• **PROMPT**
Note each line that includes the word "this". Copy those lines.

[Saved entries]
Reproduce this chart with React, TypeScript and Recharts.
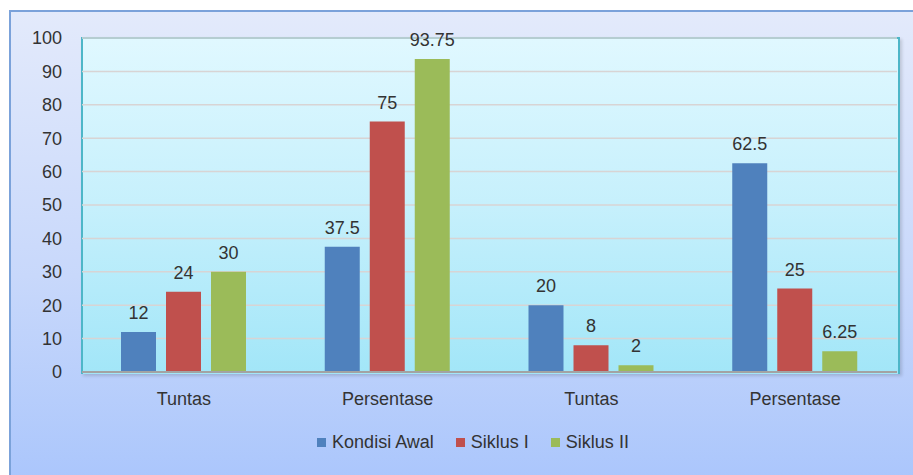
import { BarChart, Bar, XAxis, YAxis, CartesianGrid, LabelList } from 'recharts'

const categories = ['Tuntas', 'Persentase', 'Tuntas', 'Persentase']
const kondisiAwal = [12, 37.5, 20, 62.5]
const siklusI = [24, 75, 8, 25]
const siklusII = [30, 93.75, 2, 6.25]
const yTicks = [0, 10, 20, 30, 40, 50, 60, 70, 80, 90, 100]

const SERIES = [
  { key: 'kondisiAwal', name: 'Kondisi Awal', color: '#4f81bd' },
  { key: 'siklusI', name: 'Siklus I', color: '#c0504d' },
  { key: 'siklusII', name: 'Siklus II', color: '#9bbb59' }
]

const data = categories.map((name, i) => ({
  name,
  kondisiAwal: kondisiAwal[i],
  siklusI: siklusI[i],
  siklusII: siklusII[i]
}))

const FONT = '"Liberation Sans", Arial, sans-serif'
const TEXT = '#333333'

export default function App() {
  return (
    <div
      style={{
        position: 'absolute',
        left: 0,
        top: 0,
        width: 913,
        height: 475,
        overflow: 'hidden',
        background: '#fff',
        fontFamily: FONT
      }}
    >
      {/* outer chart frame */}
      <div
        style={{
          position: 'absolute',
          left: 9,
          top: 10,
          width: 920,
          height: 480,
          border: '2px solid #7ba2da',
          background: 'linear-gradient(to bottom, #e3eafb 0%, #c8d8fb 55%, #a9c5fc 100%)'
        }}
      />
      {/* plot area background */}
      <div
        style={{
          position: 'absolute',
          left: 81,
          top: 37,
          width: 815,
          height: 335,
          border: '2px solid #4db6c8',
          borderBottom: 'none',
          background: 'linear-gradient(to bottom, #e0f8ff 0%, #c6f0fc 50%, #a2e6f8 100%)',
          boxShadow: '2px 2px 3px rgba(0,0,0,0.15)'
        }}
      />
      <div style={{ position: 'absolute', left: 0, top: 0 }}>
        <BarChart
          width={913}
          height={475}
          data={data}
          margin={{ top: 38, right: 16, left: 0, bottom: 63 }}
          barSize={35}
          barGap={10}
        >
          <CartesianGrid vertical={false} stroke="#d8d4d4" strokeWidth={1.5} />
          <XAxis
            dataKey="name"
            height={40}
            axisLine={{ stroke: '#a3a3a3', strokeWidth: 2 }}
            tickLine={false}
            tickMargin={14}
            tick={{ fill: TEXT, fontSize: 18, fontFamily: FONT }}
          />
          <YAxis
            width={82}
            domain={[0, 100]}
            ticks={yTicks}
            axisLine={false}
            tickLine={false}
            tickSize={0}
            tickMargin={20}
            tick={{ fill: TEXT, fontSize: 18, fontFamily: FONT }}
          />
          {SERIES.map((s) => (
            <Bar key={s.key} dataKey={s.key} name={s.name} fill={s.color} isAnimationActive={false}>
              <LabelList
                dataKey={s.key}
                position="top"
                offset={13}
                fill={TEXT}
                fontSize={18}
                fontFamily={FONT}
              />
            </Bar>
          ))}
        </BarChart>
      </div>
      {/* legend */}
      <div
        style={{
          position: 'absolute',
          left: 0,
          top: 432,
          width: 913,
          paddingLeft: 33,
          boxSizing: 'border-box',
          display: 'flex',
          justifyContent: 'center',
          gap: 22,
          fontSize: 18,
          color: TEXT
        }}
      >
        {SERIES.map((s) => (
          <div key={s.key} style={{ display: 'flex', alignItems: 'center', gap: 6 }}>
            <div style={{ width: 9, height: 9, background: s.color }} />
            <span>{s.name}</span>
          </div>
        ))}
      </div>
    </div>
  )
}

--

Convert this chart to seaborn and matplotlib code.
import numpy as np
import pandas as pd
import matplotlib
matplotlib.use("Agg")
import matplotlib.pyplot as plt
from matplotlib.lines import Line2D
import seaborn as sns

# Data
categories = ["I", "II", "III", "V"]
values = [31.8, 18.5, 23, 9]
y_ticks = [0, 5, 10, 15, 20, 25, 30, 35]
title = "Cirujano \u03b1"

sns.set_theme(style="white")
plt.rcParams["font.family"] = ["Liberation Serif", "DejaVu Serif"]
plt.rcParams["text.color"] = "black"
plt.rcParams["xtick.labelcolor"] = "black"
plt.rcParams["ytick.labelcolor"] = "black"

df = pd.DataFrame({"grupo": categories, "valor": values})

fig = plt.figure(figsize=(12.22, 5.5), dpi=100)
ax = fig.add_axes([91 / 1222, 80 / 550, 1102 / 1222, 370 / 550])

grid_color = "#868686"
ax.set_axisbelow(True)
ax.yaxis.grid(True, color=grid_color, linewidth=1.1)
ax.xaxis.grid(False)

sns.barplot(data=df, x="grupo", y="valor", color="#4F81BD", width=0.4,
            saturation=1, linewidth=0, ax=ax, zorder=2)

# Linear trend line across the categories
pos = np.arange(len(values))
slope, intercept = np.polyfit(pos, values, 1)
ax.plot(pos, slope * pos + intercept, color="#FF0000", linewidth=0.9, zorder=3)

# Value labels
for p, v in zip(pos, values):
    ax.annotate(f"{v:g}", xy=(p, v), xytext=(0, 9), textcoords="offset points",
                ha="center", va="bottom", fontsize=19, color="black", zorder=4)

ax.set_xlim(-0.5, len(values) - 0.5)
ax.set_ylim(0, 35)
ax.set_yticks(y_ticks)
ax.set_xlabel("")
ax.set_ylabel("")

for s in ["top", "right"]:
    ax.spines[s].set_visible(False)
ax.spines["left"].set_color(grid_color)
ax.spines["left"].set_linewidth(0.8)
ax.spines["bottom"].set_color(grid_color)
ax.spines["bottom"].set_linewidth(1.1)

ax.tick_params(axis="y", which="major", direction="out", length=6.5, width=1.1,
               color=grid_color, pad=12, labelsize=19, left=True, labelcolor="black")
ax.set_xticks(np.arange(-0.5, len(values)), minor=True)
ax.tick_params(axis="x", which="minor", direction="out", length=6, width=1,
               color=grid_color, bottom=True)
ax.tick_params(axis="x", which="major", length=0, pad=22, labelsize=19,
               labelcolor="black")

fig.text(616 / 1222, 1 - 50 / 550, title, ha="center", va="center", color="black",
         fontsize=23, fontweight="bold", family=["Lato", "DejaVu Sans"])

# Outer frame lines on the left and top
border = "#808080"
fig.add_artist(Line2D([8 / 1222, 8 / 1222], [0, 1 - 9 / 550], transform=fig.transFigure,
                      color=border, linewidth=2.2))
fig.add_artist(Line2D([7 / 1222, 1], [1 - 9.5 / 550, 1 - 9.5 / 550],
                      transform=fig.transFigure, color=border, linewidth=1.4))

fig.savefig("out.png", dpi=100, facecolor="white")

• **EXERCISE OUTPUT**
Reproduce this chart with React, TypeScript and Recharts.
Convert this chart to seaborn and matplotlib code.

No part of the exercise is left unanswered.